Begin with the opening line of the records and extract each line through the one holding "const stations = ['46047', '46025', '46053', '46062']"; pictures are not part of the copy.
===============
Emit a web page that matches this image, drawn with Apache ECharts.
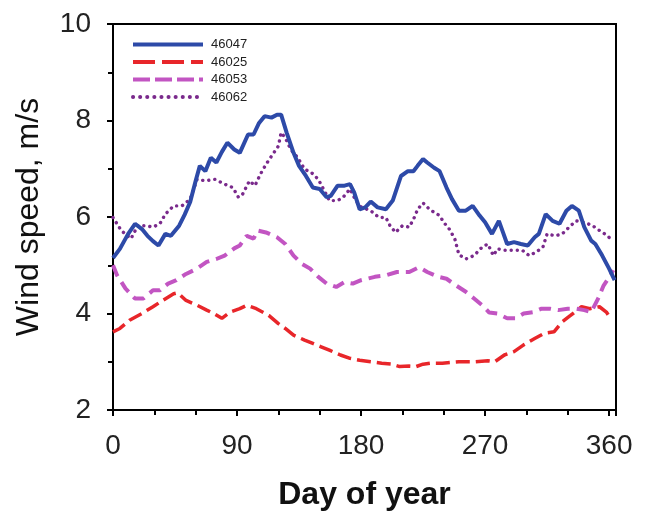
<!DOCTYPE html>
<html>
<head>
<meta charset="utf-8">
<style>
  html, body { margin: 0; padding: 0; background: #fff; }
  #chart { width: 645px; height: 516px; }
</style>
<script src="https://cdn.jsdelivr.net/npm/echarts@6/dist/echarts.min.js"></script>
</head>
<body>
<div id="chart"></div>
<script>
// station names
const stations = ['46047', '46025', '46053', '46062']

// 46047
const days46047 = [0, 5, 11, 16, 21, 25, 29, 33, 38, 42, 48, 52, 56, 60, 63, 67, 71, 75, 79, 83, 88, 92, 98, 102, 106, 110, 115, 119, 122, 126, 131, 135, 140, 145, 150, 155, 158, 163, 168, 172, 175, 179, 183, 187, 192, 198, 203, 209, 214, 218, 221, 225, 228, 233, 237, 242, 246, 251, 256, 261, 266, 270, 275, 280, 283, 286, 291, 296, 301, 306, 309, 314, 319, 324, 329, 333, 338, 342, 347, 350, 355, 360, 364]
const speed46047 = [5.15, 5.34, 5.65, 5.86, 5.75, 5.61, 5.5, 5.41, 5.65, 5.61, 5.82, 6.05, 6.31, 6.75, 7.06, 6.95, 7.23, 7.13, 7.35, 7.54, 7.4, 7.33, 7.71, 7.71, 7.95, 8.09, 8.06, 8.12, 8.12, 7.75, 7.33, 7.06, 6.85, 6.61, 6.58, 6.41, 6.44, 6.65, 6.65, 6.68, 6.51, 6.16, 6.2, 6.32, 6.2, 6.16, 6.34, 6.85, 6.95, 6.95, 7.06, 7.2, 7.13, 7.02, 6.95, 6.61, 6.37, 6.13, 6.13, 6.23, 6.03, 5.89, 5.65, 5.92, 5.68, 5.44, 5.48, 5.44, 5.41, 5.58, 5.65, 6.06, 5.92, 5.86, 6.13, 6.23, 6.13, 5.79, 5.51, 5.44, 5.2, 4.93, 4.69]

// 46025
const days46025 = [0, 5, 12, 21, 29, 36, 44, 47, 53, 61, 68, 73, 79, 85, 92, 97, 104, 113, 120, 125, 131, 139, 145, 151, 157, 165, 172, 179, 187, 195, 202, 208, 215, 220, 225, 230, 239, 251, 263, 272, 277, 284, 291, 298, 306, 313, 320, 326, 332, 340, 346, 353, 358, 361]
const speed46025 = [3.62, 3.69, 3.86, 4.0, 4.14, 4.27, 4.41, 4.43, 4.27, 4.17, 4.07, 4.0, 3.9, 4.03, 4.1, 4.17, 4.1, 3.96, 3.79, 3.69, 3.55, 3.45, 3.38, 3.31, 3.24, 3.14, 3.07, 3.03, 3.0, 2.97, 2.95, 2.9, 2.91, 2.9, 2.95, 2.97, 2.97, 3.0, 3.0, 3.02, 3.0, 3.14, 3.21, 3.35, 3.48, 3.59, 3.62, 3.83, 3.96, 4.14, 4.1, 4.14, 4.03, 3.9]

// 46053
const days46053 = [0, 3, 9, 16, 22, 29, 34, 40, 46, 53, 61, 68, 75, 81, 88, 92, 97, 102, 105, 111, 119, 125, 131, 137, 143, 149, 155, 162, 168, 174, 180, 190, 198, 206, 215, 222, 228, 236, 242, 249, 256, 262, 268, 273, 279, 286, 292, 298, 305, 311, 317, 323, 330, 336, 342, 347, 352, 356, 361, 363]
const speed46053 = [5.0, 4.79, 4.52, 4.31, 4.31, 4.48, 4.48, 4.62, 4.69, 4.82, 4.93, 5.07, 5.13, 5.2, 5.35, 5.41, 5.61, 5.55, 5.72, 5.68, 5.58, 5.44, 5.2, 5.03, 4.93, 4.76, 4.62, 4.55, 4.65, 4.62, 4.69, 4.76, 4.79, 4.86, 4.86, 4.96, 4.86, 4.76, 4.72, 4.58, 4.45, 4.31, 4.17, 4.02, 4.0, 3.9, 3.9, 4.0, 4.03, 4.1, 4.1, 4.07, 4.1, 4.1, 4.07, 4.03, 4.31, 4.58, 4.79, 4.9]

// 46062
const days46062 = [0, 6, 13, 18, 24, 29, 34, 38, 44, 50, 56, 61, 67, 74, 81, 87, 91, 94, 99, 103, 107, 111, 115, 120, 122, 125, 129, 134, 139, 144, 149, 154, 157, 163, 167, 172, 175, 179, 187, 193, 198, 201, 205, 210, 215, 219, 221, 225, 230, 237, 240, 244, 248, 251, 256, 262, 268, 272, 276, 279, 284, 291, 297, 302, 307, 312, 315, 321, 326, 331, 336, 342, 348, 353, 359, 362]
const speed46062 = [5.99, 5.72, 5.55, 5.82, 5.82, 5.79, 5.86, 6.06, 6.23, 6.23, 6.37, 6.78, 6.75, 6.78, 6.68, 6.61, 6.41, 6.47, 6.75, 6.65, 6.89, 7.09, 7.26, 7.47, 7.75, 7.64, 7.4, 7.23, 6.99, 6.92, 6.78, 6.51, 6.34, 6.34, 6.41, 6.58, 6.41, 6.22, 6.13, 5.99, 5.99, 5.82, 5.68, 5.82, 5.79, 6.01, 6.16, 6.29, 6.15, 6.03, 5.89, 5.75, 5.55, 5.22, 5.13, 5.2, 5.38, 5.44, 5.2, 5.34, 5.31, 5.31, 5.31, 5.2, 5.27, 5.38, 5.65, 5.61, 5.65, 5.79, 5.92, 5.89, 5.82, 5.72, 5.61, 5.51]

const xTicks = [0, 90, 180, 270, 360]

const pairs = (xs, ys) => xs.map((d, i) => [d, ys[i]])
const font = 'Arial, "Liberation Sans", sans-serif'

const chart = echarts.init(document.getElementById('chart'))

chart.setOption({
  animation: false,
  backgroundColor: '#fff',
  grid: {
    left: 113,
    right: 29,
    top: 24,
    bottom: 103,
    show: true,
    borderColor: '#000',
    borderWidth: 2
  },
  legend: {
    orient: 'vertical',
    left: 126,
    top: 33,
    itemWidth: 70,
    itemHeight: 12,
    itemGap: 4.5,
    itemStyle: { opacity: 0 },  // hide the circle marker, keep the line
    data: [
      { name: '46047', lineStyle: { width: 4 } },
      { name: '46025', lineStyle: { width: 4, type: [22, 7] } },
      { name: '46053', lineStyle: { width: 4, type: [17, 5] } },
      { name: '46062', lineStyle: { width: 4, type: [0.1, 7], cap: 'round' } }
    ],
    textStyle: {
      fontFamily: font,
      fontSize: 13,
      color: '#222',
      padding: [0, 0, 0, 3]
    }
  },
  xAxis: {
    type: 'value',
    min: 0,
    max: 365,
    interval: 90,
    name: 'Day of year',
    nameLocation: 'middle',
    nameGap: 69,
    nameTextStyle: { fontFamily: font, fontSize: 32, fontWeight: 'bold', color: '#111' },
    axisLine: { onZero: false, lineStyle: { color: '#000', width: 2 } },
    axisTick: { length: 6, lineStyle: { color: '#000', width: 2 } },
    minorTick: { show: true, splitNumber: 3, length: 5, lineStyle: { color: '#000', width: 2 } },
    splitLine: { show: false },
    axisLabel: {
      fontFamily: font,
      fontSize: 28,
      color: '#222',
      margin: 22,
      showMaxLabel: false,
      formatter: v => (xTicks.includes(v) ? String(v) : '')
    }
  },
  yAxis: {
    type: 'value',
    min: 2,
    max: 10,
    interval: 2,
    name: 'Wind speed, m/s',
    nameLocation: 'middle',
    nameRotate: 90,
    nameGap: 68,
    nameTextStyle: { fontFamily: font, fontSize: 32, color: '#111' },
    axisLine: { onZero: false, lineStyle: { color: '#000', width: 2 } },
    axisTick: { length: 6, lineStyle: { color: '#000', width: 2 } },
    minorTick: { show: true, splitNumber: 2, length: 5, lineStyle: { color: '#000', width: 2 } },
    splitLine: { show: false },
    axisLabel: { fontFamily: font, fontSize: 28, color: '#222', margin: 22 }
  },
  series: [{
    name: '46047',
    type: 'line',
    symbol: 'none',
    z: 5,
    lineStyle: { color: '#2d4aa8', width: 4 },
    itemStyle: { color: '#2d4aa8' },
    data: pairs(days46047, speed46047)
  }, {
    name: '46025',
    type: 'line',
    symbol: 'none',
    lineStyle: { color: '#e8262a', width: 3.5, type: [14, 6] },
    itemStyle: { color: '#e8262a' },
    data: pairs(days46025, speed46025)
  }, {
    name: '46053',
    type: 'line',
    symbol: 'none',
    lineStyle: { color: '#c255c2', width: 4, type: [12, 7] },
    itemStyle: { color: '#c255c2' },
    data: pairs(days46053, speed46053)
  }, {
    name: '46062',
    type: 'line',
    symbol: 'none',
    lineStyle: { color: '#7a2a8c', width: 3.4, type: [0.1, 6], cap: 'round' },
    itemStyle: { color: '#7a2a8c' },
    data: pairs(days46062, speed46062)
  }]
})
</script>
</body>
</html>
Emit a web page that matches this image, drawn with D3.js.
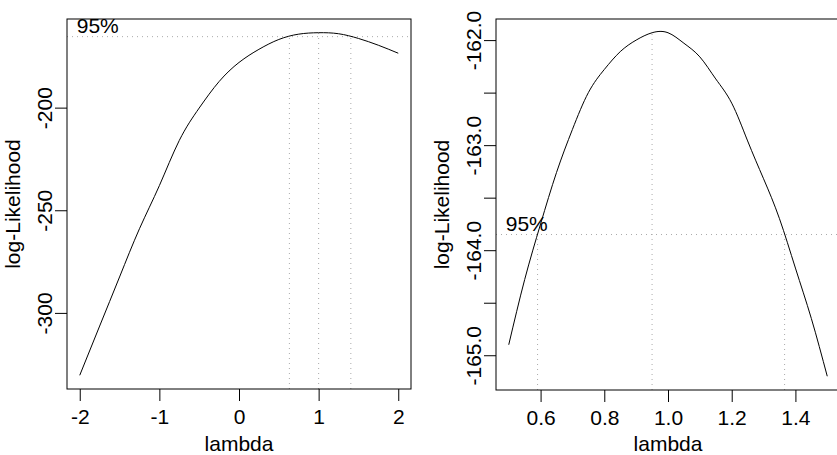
===============
Written solution —
Emit a web page that matches this image, drawn with Apache ECharts.
<!DOCTYPE html>
<html>
<head>
<meta charset="utf-8">
<style>
  html, body { margin: 0; padding: 0; background: #fff; }
  #chart { width: 645px; height: 516px; }
</style>
<script src="https://cdn.jsdelivr.net/npm/echarts@6/dist/echarts.min.js"></script>
</head>
<body>
<div id="chart"></div>
<script>
// station names
const stations = ['46047', '46025', '46053', '46062']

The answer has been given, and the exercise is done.